◆ Stated problem:
Write each line out exactly, leaving none out.

◆ Entries:
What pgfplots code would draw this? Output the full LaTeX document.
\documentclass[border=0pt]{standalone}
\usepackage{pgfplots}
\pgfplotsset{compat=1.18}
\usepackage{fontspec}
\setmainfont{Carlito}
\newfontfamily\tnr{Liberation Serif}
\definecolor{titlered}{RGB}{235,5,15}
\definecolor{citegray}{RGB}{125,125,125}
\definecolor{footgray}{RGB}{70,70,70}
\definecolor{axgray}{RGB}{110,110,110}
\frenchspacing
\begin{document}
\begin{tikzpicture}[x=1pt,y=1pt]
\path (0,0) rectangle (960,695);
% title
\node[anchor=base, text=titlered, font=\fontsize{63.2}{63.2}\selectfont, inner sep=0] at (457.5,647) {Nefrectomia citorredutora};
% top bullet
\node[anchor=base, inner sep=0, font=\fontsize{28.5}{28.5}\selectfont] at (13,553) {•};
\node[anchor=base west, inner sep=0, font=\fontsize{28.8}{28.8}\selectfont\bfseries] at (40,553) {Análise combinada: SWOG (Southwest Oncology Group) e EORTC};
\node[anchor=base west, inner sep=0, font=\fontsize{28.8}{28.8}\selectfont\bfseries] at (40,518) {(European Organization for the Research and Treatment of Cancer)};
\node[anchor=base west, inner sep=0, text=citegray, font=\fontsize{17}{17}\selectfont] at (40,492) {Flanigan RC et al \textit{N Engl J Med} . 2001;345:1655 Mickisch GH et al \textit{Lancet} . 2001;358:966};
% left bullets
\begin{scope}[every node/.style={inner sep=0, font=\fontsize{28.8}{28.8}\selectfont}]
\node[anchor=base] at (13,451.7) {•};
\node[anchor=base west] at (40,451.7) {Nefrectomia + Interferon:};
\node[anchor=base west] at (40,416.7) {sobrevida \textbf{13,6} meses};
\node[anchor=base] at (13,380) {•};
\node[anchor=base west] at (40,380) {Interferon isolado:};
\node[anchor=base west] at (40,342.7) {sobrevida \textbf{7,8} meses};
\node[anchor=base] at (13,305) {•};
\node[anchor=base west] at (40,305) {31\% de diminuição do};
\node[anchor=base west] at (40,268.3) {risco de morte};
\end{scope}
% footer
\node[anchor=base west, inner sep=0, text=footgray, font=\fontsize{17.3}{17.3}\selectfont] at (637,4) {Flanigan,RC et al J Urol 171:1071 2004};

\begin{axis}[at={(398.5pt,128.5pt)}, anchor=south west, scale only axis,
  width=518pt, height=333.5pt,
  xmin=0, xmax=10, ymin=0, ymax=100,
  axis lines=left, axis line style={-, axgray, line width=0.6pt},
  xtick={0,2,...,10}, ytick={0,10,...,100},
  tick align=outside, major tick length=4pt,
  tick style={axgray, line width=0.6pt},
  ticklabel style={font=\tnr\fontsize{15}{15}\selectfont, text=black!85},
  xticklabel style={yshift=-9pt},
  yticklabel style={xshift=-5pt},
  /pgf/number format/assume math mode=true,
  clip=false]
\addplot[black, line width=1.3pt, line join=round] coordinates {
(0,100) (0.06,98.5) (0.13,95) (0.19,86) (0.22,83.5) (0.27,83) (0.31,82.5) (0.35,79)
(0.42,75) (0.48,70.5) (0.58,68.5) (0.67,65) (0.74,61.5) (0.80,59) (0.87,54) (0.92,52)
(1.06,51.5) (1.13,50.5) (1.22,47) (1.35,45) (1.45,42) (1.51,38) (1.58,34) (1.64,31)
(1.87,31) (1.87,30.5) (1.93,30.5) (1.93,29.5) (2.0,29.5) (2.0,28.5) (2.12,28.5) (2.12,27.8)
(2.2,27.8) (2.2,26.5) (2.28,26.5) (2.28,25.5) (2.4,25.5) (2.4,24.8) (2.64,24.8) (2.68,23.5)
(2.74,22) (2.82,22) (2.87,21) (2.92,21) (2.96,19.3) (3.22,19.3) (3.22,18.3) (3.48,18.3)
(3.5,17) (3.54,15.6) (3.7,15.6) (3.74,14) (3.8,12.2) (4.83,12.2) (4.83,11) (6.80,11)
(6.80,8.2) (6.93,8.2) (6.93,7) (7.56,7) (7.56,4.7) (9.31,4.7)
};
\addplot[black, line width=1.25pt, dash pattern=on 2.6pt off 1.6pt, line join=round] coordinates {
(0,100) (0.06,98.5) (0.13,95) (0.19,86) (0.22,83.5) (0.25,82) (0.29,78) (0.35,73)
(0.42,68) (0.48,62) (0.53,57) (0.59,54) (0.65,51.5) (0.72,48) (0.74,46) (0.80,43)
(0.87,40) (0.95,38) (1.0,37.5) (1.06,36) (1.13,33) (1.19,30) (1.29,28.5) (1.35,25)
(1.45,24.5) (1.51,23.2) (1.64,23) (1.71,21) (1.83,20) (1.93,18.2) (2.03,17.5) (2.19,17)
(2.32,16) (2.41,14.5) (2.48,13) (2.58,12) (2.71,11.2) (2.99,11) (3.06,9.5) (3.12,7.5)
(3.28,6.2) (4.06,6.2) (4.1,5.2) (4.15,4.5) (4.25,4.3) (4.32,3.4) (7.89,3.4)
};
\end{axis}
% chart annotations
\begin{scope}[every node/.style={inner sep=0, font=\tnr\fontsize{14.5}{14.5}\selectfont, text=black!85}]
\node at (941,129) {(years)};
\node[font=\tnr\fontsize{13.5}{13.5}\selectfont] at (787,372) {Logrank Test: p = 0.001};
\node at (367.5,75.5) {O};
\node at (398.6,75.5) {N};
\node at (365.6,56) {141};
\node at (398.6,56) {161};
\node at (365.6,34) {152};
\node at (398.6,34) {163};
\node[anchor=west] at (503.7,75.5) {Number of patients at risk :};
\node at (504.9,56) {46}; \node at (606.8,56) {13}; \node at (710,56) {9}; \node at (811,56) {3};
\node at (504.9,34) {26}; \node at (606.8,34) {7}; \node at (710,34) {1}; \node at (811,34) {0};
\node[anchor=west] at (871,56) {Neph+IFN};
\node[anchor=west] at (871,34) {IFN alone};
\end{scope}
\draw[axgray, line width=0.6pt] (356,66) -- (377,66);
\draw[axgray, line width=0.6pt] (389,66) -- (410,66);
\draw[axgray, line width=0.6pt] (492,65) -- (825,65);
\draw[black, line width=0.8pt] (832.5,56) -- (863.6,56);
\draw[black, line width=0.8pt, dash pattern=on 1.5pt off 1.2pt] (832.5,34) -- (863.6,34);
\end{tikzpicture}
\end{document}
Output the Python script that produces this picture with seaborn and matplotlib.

◆ Answer to the exercise:
What pgfplots code would draw this? Output the full LaTeX document.
\documentclass[border=0pt]{standalone}
\usepackage{pgfplots}
\pgfplotsset{compat=1.18}
\usepackage{fontspec}
\setmainfont{Carlito}
\newfontfamily\tnr{Liberation Serif}
\definecolor{titlered}{RGB}{235,5,15}
\definecolor{citegray}{RGB}{125,125,125}
\definecolor{footgray}{RGB}{70,70,70}
\definecolor{axgray}{RGB}{110,110,110}
\frenchspacing
\begin{document}
\begin{tikzpicture}[x=1pt,y=1pt]
\path (0,0) rectangle (960,695);
% title
\node[anchor=base, text=titlered, font=\fontsize{63.2}{63.2}\selectfont, inner sep=0] at (457.5,647) {Nefrectomia citorredutora};
% top bullet
\node[anchor=base, inner sep=0, font=\fontsize{28.5}{28.5}\selectfont] at (13,553) {•};
\node[anchor=base west, inner sep=0, font=\fontsize{28.8}{28.8}\selectfont\bfseries] at (40,553) {Análise combinada: SWOG (Southwest Oncology Group) e EORTC};
\node[anchor=base west, inner sep=0, font=\fontsize{28.8}{28.8}\selectfont\bfseries] at (40,518) {(European Organization for the Research and Treatment of Cancer)};
\node[anchor=base west, inner sep=0, text=citegray, font=\fontsize{17}{17}\selectfont] at (40,492) {Flanigan RC et al \textit{N Engl J Med} . 2001;345:1655 Mickisch GH et al \textit{Lancet} . 2001;358:966};
% left bullets
\begin{scope}[every node/.style={inner sep=0, font=\fontsize{28.8}{28.8}\selectfont}]
\node[anchor=base] at (13,451.7) {•};
\node[anchor=base west] at (40,451.7) {Nefrectomia + Interferon:};
\node[anchor=base west] at (40,416.7) {sobrevida \textbf{13,6} meses};
\node[anchor=base] at (13,380) {•};
\node[anchor=base west] at (40,380) {Interferon isolado:};
\node[anchor=base west] at (40,342.7) {sobrevida \textbf{7,8} meses};
\node[anchor=base] at (13,305) {•};
\node[anchor=base west] at (40,305) {31\% de diminuição do};
\node[anchor=base west] at (40,268.3) {risco de morte};
\end{scope}
% footer
\node[anchor=base west, inner sep=0, text=footgray, font=\fontsize{17.3}{17.3}\selectfont] at (637,4) {Flanigan,RC et al J Urol 171:1071 2004};

\begin{axis}[at={(398.5pt,128.5pt)}, anchor=south west, scale only axis,
  width=518pt, height=333.5pt,
  xmin=0, xmax=10, ymin=0, ymax=100,
  axis lines=left, axis line style={-, axgray, line width=0.6pt},
  xtick={0,2,...,10}, ytick={0,10,...,100},
  tick align=outside, major tick length=4pt,
  tick style={axgray, line width=0.6pt},
  ticklabel style={font=\tnr\fontsize{15}{15}\selectfont, text=black!85},
  xticklabel style={yshift=-9pt},
  yticklabel style={xshift=-5pt},
  /pgf/number format/assume math mode=true,
  clip=false]
\addplot[black, line width=1.3pt, line join=round] coordinates {
(0,100) (0.06,98.5) (0.13,95) (0.19,86) (0.22,83.5) (0.27,83) (0.31,82.5) (0.35,79)
(0.42,75) (0.48,70.5) (0.58,68.5) (0.67,65) (0.74,61.5) (0.80,59) (0.87,54) (0.92,52)
(1.06,51.5) (1.13,50.5) (1.22,47) (1.35,45) (1.45,42) (1.51,38) (1.58,34) (1.64,31)
(1.87,31) (1.87,30.5) (1.93,30.5) (1.93,29.5) (2.0,29.5) (2.0,28.5) (2.12,28.5) (2.12,27.8)
(2.2,27.8) (2.2,26.5) (2.28,26.5) (2.28,25.5) (2.4,25.5) (2.4,24.8) (2.64,24.8) (2.68,23.5)
(2.74,22) (2.82,22) (2.87,21) (2.92,21) (2.96,19.3) (3.22,19.3) (3.22,18.3) (3.48,18.3)
(3.5,17) (3.54,15.6) (3.7,15.6) (3.74,14) (3.8,12.2) (4.83,12.2) (4.83,11) (6.80,11)
(6.80,8.2) (6.93,8.2) (6.93,7) (7.56,7) (7.56,4.7) (9.31,4.7)
};
\addplot[black, line width=1.25pt, dash pattern=on 2.6pt off 1.6pt, line join=round] coordinates {
(0,100) (0.06,98.5) (0.13,95) (0.19,86) (0.22,83.5) (0.25,82) (0.29,78) (0.35,73)
(0.42,68) (0.48,62) (0.53,57) (0.59,54) (0.65,51.5) (0.72,48) (0.74,46) (0.80,43)
(0.87,40) (0.95,38) (1.0,37.5) (1.06,36) (1.13,33) (1.19,30) (1.29,28.5) (1.35,25)
(1.45,24.5) (1.51,23.2) (1.64,23) (1.71,21) (1.83,20) (1.93,18.2) (2.03,17.5) (2.19,17)
(2.32,16) (2.41,14.5) (2.48,13) (2.58,12) (2.71,11.2) (2.99,11) (3.06,9.5) (3.12,7.5)
(3.28,6.2) (4.06,6.2) (4.1,5.2) (4.15,4.5) (4.25,4.3) (4.32,3.4) (7.89,3.4)
};
\end{axis}
% chart annotations
\begin{scope}[every node/.style={inner sep=0, font=\tnr\fontsize{14.5}{14.5}\selectfont, text=black!85}]
\node at (941,129) {(years)};
\node[font=\tnr\fontsize{13.5}{13.5}\selectfont] at (787,372) {Logrank Test: p = 0.001};
\node at (367.5,75.5) {O};
\node at (398.6,75.5) {N};
\node at (365.6,56) {141};
\node at (398.6,56) {161};
\node at (365.6,34) {152};
\node at (398.6,34) {163};
\node[anchor=west] at (503.7,75.5) {Number of patients at risk :};
\node at (504.9,56) {46}; \node at (606.8,56) {13}; \node at (710,56) {9}; \node at (811,56) {3};
\node at (504.9,34) {26}; \node at (606.8,34) {7}; \node at (710,34) {1}; \node at (811,34) {0};
\node[anchor=west] at (871,56) {Neph+IFN};
\node[anchor=west] at (871,34) {IFN alone};
\end{scope}
\draw[axgray, line width=0.6pt] (356,66) -- (377,66);
\draw[axgray, line width=0.6pt] (389,66) -- (410,66);
\draw[axgray, line width=0.6pt] (492,65) -- (825,65);
\draw[black, line width=0.8pt] (832.5,56) -- (863.6,56);
\draw[black, line width=0.8pt, dash pattern=on 1.5pt off 1.2pt] (832.5,34) -- (863.6,34);
\end{tikzpicture}
\end{document}
Output the Python script that produces this picture with seaborn and matplotlib.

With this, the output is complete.